Well, as we slide head first on the icy streets and sidewalks into another weekend, what’s the American public fretting about these days? Let’s see. A quick check early this a.m. of the most popular stories on USA Today: “Was Lindsay Lohan’s dress appropriate for court?” Grrrrrrrrrr.
Next up on the digital popularity list: “Donald Trump makes his case for presidency.” And you figured things couldn’t get worse after W left. Oops. I digress.
And third: “Mubarak transfers powers but remains in office.”
Wow. Surprised that story made it that high on the list. There must not be any snooker tournaments in Europe this weekend.
Maybe it’s just me, but it strikes me that what is happening in Egypt — throughout the Middle East in fact — is a big deal. And it would be encouraging to have some confidence that the Obama administration has some clue as to what is happening — if not really much ability, if any, to actually influence the outcome of events.
The back-story: Yesterday, many in Egypt, the USA and around the world expected that Mubarak was going to announce that he was going to pack his bags and head to a retirement community — pronto. Those expectations — which turned out to be wrong — were fueled in part by comments CIA Director Leon Panetta made to the House intelligence committee.
But wait. According to news reports, Panetta and his aides later walked back those remarks, saying he based them on news media reports. Dude. You’re Mr. CIA. Please tell us you know more about what is happening in Egypt than what we see on CNN and Fox News?
Anyway, Mubarak later in the day reprised, with a slight twist, the classic Vietnam War era chant by in effect going on TV saying, “Hell No, He Won’t Go.”
So it goes.
And as events continue to unfold in Egypt — with more demonstrations and protests on tap for today and with the military ultimately entering into the fray — consider these points from Charles Krauthammer in this WaPo article “From freedom agenda to freedom doctrine.” He opines about what the USA needs to do to ensure freedom — and the risks involved if this gets screwed up.

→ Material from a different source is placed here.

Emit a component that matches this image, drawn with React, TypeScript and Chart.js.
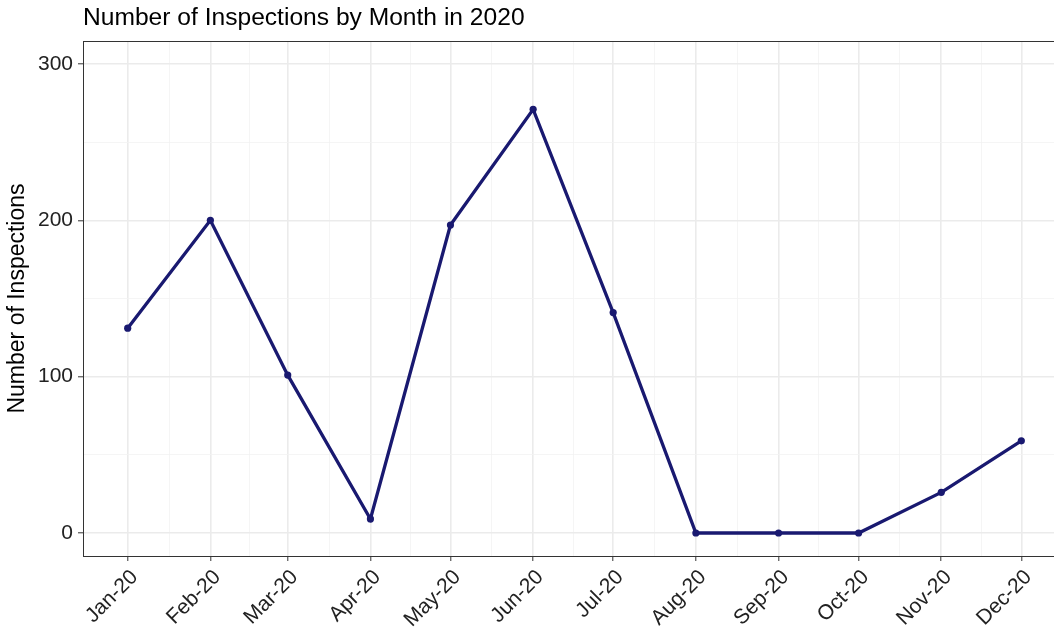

We need a foreign policy that not only supports freedom in the abstract but is guided by long-range practical principles to achieve it – a Freedom Doctrine composed of the following elements:
(1) The United States supports democracy throughout the Middle East. It will use its influence to help democrats everywhere throw off dictatorial rule.
(2) Democracy is more than just elections. It requires a free press, the rule of law, the freedom to organize, the establishment of independent political parties and the peaceful transfer of power. Therefore, the transition to democracy and initial elections must allow time for these institutions, most notably political parties, to establish themselves.
(3) The only U.S. interest in the internal governance of these new democracies is to help protect them against totalitarians, foreign and domestic. The recent Hezbollah coup in Lebanon and the Hamas dictatorship in Gaza dramatically demonstrate how anti-democratic elements that achieve power democratically can destroy the very democracy that empowered them.
(4) Therefore, just as during the Cold War the United States helped keep European communist parties out of power (to see them ultimately wither away), it will be U.S. policy to oppose the inclusion of totalitarian parties – the Muslim Brotherhood or, for that matter, communists – in any government, whether provisional or elected, in newly liberated Arab states.
We may not have the power to prevent this. So be it. The Brotherhood may today be so relatively strong in Egypt, for example, that a seat at the table is inevitable. But under no circumstances should a presidential spokesman say, as did Robert Gibbs, that the new order “has to include a whole host of important non-secular actors.” Why gratuitously legitimize Islamists? Instead, Americans should be urgently supporting secular democratic parties in Egypt and elsewhere with training, resources and diplomacy.
We are, unwillingly again, parties to a long twilight struggle, this time with Islamism – most notably Iran, its proxies and its potential allies, Sunni and Shiite. We should be clear-eyed about our preferred outcome – real democracies governed by committed democrats – and develop policies to see this through.
A freedom doctrine is a freedom agenda given direction by guiding principles. Truman did it. So can we.
OK. Admittedly, this crisis in the Middle East isn’t as important as Lindsay Lohan’s dress.
But shouldn’t the story at least trend above Donald Trump?